Aprendizagem de máquina para classificação de populações de soja para variáveis industriais com base em caracteres agronômicos

Detalhes bibliográficos
Ano de defesa: 2022
Autor(a) principal: Maik Oliveira Silva
Orientador(a): Larissa Pereira Ribeiro Teodoro
Banca de defesa: Não Informado pela instituição
Tipo de documento: Dissertação
Tipo de acesso: Acesso aberto
Idioma: por
Instituição de defesa: Fundação Universidade Federal de Mato Grosso do Sul
Programa de Pós-Graduação: Não Informado pela instituição
Departamento: Não Informado pela instituição
País: Brasil
Palavras-chave em Português:
Link de acesso: https://repositorio.ufms.br/handle/123456789/4485
Resumo: Soybean is an important food alternative in human nutrition, because it has a high protein quality. The great current challenge of genetic improvement programs is to increase grain yield and protein content and at least maintain oil content. Hence the importance of getting the oil or protein content with a high percentage of correct classification. One of the promising approaches for classifying variables and/or complex data sets is machine learning (AM). The objective was to classify groups of soybean genotypes according to industrial variables based on agronomic characters using AM techniques. The experiment was conducted in the 2019/2020 harvest at the Federal University of Mato Grosso do Sul, in Chapadão do Sul and at the State University of Mato Grosso do Sul, in Aquidauana.

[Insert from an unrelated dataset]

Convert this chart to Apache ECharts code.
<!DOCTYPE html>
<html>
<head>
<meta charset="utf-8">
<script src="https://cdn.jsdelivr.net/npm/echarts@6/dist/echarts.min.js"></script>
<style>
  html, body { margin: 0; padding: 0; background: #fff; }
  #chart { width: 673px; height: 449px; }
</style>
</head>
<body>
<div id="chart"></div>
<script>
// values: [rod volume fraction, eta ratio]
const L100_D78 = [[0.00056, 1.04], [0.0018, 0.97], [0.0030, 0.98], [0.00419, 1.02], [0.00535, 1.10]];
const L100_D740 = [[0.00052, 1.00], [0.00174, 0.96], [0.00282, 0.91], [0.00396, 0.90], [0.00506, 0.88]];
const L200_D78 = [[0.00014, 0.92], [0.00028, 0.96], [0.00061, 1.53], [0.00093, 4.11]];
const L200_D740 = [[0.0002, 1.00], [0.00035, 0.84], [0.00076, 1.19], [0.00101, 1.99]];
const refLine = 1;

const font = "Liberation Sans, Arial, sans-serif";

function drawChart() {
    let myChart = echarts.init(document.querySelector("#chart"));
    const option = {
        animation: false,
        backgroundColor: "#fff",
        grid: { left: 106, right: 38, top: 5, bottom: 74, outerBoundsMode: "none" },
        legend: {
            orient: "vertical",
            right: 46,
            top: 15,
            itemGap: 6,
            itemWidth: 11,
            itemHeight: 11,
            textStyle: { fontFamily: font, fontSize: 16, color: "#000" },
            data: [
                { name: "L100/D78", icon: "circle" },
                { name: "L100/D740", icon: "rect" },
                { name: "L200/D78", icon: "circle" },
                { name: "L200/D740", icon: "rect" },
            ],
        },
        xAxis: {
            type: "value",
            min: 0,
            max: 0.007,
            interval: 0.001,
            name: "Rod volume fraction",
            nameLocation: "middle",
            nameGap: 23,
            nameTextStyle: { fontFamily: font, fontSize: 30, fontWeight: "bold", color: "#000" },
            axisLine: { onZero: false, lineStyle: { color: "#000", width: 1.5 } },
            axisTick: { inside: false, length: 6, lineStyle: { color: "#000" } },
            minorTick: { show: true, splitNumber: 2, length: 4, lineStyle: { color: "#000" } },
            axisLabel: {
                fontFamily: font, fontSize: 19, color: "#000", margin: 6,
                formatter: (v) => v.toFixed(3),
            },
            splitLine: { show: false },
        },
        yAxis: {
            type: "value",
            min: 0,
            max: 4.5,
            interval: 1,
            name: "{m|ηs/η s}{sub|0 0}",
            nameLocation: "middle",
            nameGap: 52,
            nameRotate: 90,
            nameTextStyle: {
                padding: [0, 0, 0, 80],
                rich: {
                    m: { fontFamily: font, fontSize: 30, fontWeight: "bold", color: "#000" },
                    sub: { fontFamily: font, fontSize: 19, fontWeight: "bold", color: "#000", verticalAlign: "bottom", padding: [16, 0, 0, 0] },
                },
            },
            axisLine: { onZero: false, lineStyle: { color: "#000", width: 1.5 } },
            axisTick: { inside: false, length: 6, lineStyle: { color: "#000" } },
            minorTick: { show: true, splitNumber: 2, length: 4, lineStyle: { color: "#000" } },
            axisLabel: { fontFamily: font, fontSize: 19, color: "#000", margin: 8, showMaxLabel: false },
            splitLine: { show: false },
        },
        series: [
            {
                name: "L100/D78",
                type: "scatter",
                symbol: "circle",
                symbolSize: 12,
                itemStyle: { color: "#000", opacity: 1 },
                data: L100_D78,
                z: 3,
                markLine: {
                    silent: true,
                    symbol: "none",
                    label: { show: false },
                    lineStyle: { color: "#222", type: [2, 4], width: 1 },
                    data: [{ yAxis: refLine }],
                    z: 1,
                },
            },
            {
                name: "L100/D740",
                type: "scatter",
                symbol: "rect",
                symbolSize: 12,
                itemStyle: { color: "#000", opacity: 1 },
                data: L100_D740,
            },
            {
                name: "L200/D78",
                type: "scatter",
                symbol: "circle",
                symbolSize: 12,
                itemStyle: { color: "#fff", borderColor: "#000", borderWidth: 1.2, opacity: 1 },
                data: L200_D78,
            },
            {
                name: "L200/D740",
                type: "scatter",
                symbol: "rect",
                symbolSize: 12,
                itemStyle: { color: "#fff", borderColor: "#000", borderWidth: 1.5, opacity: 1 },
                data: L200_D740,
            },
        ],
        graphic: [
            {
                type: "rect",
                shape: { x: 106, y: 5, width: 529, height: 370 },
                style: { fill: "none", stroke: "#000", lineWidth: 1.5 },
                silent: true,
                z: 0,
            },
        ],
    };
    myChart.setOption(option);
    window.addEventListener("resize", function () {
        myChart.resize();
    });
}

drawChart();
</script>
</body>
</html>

A randomized block design with two replications and 206 F2 soybean populations was used. The agronomic characters evaluated were: days to maturation (DM), height of insertion of the first pod (AIV, cm), plant height (AP, cm), number of branches (NR), diameter of the main stem (DHP, cm), mass of one hundred grains (MCG, g) and grain yield (PROD, kg ha-1). The models tested were: support vector machine (SVM), artificial neural networks (ANN), decision tree models J48 and REPTree (RT) and random forest (RF). Using AM techniques, accurate models were generated for classifying more complex variables that require more time to obtain them as oil and proteins in soybeans, based on agronomic traits, which are easier to measure. RF was the technique with the best performance and can be used to contribute to soybean breeding programs by classifying genotypes for industrial traits such as oil and protein content.